Don’t want to waist film. I was hoping to get an advice from people who has experience shooting old TriX.

I've shot 35 year old TriX both 120 and 4x5, yours isn't old enough to worry about.
 
Don’t want to waist film. I was hoping to get an advice from people who has experience shooting old TriX.

The problem is, with old film, or film sourced off Ebay or swap meets is that you don't really know how the film will respond until you actually try a roll. Example, I just bought ten rolls HP-5+ from Ebay and shot the first at box speed and processed in the Thornton version of Split MQ developer. No anti-foggants or restrainers and it looks fine. So I'll mark that group "EI400 process normal". I also shot a roll of TMax 100 I have had in the fridge for 20 years, also fine. If your film hasn't had it's tenth birthday shoot a roll at your usual EI and process for your normal time.
 
I very recently shot a roll of Tri-X 120 that expired in 2004. It's been in my basement darkroom since then with an average temperature of around 68 degrees F. I shot it at box speed a developed in Xtol stock, 8 minutes 30 seconds at 68°. There was some base fog but the negatives turned out well enough. I made prints of a couple and used 10Y 150M on Ilford MGRC. A scan of an 8x10 print is in the gallery:

https://www.photrio.com/forum/media/play-me.70345/
 
I would use box speed.
 
I say shoot at box speed, there shouldnt be any issues since it wasnt stored in too hot conditions
 
12 year old b&w film is more like toddlers in the expired film world, and you have high probability to get excellent results. 😃 Of course it all depends on the storage condition and particular film emulsion.
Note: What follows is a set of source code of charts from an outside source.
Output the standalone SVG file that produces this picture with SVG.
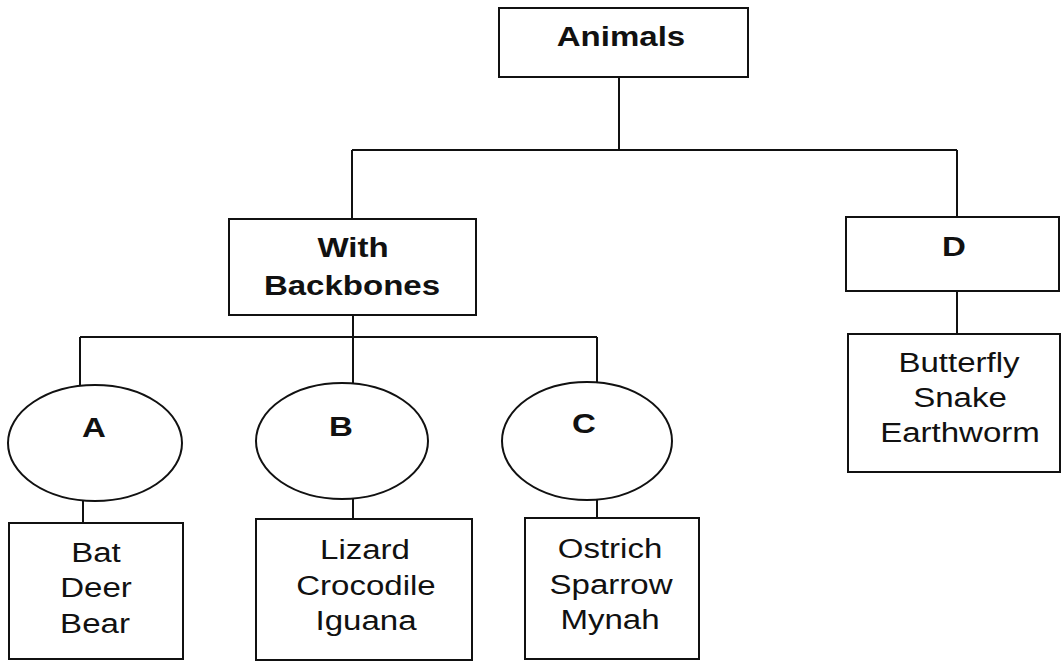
<svg xmlns="http://www.w3.org/2000/svg" width="1061" height="662" viewBox="0 0 1061 662">
<style>
.box{fill:#fff;stroke:#111;stroke-width:2}
.ln{fill:none;stroke:#111;stroke-width:2}
.b{font-family:"Liberation Sans",Arial,sans-serif;font-weight:bold;font-size:28px;fill:#111;text-anchor:middle}
.t{font-family:"Liberation Sans",Arial,sans-serif;font-size:28px;fill:#111;text-anchor:middle}
</style>
<rect width="1061" height="662" fill="#fff"/>
<g id="connectors">
<path class="ln" d="M619,77 V150 M352,150 H957 M352,150 V219 M957,150 V217"/>
<path class="ln" d="M957,291 V334"/>
<path class="ln" d="M353,315 V337 M80,337 H597 M80,337 V386 M353,337 V383 M597,337 V384"/>
<path class="ln" d="M83,501 V523 M353,499 V519 M597,500 V518"/>
</g>
<g id="animals"><rect class="box" x="499" y="8" width="249" height="69"/><text class="b" transform="matrix(1.18 0 0 1 621 46)">Animals</text></g>
<g id="backbones"><rect class="box" x="229" y="219" width="247" height="96"/><text class="b" transform="matrix(1.18 0 0 1 353 257)">With</text><text class="b" transform="matrix(1.18 0 0 1 352 295)">Backbones</text></g>
<g id="d"><rect class="box" x="846" y="217" width="213" height="74"/><text class="b" transform="matrix(1.18 0 0 1 954 256)">D</text></g>
<g id="d-list"><rect class="box" x="848" y="334" width="212" height="138"/><text class="t" transform="matrix(1.18 0 0 1 959 372)">Butterfly</text><text class="t" transform="matrix(1.18 0 0 1 960 407)">Snake</text><text class="t" transform="matrix(1.18 0 0 1 960 442)">Earthworm</text></g>
<g id="a"><ellipse class="box" cx="95" cy="443" rx="87" ry="58"/><text class="b" transform="matrix(1.18 0 0 1 94 437)">A</text></g>
<g id="b"><ellipse class="box" cx="342" cy="441" rx="86" ry="58"/><text class="b" transform="matrix(1.18 0 0 1 341 436)">B</text></g>
<g id="c"><ellipse class="box" cx="587" cy="441" rx="85" ry="59"/><text class="b" transform="matrix(1.18 0 0 1 584 433)">C</text></g>
<g id="a-list"><rect class="box" x="9" y="523" width="174" height="136"/><text class="t" transform="matrix(1.18 0 0 1 96 562)">Bat</text><text class="t" transform="matrix(1.18 0 0 1 96 597)">Deer</text><text class="t" transform="matrix(1.18 0 0 1 95 633)">Bear</text></g>
<g id="b-list"><rect class="box" x="256" y="519" width="216" height="141"/><text class="t" transform="matrix(1.18 0 0 1 365 559)">Lizard</text><text class="t" transform="matrix(1.18 0 0 1 366 595)">Crocodile</text><text class="t" transform="matrix(1.18 0 0 1 366 630)">Iguana</text></g>
<g id="c-list"><rect class="box" x="525" y="518" width="174" height="141"/><text class="t" transform="matrix(1.18 0 0 1 610 558)">Ostrich</text><text class="t" transform="matrix(1.18 0 0 1 611 594)">Sparrow</text><text class="t" transform="matrix(1.18 0 0 1 610 629)">Mynah</text></g>
</svg>
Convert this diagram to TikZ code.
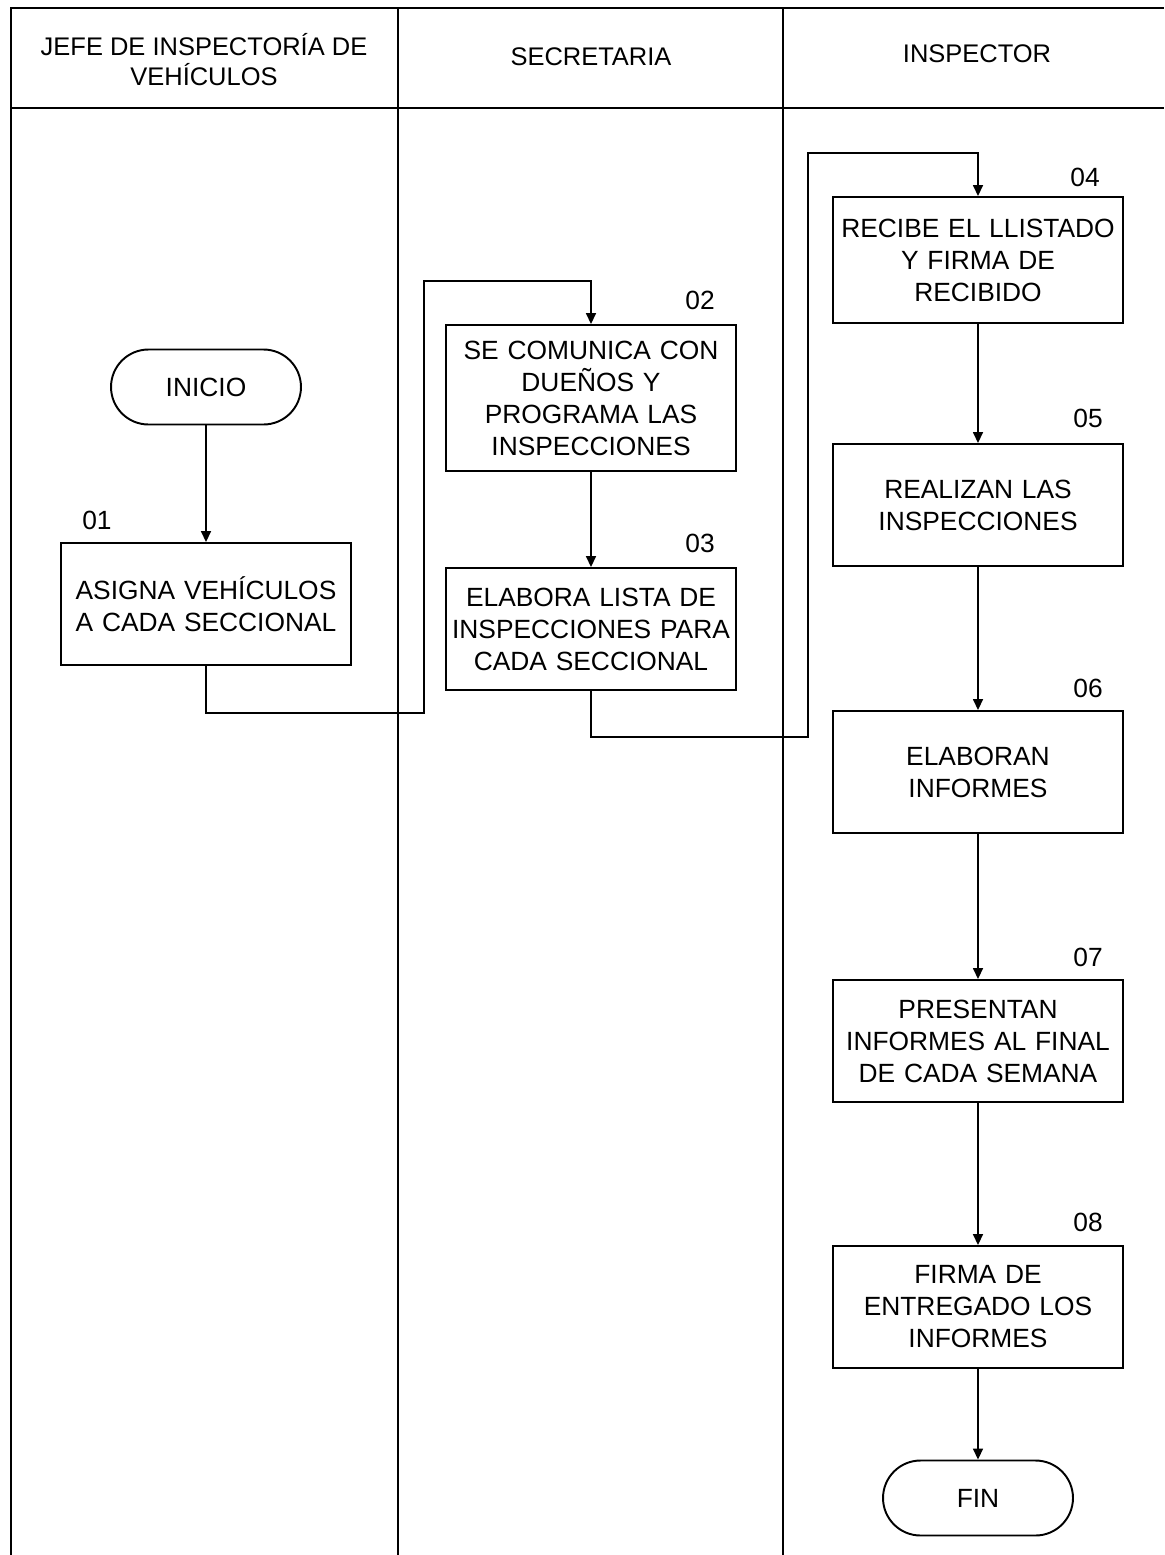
\documentclass[tikz,border=0pt]{standalone}
\usepackage{fontspec}
\setmainfont{Liberation Sans}
\usetikzlibrary{arrows.meta, positioning}

\begin{document}
\begin{tikzpicture}[x=0.02cm, y=-0.02cm, every node/.style={font=\fontsize{15}{18.2}\selectfont},
    proc/.style={draw, line width=1.1pt, rectangle, text width=5.6cm, inner xsep=0.1cm, align=center, minimum height=2.44cm},
    term/.style={draw, line width=1.1pt, rectangle, rounded corners=0.75cm, minimum width=3.8cm, minimum height=1.5cm},
    head/.style={align=center, font=\fontsize{14.5}{17}\selectfont},
    lane/.style={line width=0.9pt},
    flow/.style={line width=0.9pt, -{Triangle[length=2.2mm, width=2mm]}}]
\useasboundingbox (0,0) rectangle (1164,1555);
\draw [lane] (11,1555) -- (11,8) -- (1164,8);
\draw [lane] (11,108) -- (1164,108);
\draw [lane] (398,8) -- (398,1555);
\draw [lane] (783,8) -- (783,1555);
\node (h1) [head] at (204,60) {JEFE DE INSPECTORÍA DE\\VEHÍCULOS};
\node (h2) [head] at (591,57) {SECRETARIA};
\node (h3) [head] at (977,54) {INSPECTOR};
\node (ini) [term] at (206,387) {INICIO};
\node (b01) [proc] at (206,604) {ASIGNA VEHÍCULOS\\A CADA SECCIONAL};
\node (b02) [proc, minimum height=2.92cm] at (591,398) {SE COMUNICA CON\\DUEÑOS Y\\PROGRAMA LAS\\INSPECCIONES};
\node (b03) [proc] at (591,629) {ELABORA LISTA DE\\INSPECCIONES PARA\\CADA SECCIONAL};
\node (b04) [proc, minimum height=2.52cm] at (978,260) {RECIBE EL LLISTADO\\Y FIRMA DE\\RECIBIDO};
\node (b05) [proc] at (978,505) {REALIZAN LAS\\INSPECCIONES};
\node (b06) [proc] at (978,772) {ELABORAN\\INFORMES};
\node (b07) [proc] at (978,1041) {PRESENTAN\\INFORMES AL FINAL\\DE CADA SEMANA};
\node (b08) [proc] at (978,1307) {FIRMA DE\\ENTREGADO LOS\\INFORMES};
\node (fin) [term] at (978,1498) {FIN};
\node (n01) at (97,520) {01};
\node (n02) at (700,300) {02};
\node (n03) at (700,543) {03};
\node (n04) at (1085,177) {04};
\node (n05) at (1088,418) {05};
\node (n06) at (1088,688) {06};
\node (n07) at (1088,957) {07};
\node (n08) at (1088,1222) {08};
\coordinate (c1) at (424,713);
\coordinate (c2) at (424,281);
\coordinate (c3) at (808,737);
\coordinate (c4) at (808,153);
\draw [flow] (ini) -- (b01);
\draw [flow] (b01.south) |- (c1) -- (c2) -| (b02.north);
\draw [flow] (b02) -- (b03);
\draw [flow] (b03.south) |- (c3) -- (c4) -| (b04.north);
\draw [flow] (b04) -- (b05);
\draw [flow] (b05) -- (b06);
\draw [flow] (b06) -- (b07);
\draw [flow] (b07) -- (b08);
\draw [flow] (b08) -- (fin);
\end{tikzpicture}
\end{document}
I got very good results from 1985 expired Kodak Plus-X film, with a bit of fog and lower contrast that can be mostly corrected after scanning. I shot it at iso 25 instead of 125.

The oldest film I used recently was Agfapan from 1954, an 127 roll film. Massive fog and backing paper numbers imprinted, but shot at iso 25 the daylight landscape photos still come out ok. I thought of it as miracle.
 
The rule of thumb I've used is to expose +1-stop for every 10 years after the best before date. Shooting a few test exposures on the 1st roll will help tweak the other rolls. Temperature typically affects base fog, not sensitivity.
 
By “whole pack” you mean 5 rolls? If you would like me to do a sensitometry test run you could send me a roll that you have shot but leave the first or last few frames unexposed. (Tell me of course so I know where to expose the step wedge).

For safety margin you could shoot it at 250. I’ll develop it in D-76 1:1 for 13:30 and read the speed as it would test for ISO. If you like I could make a print from one of your shots just to show “how good” the results are.

I haven’t been in the darkroom for a year because I was repairing meters but I am starting back up and could use an excuse.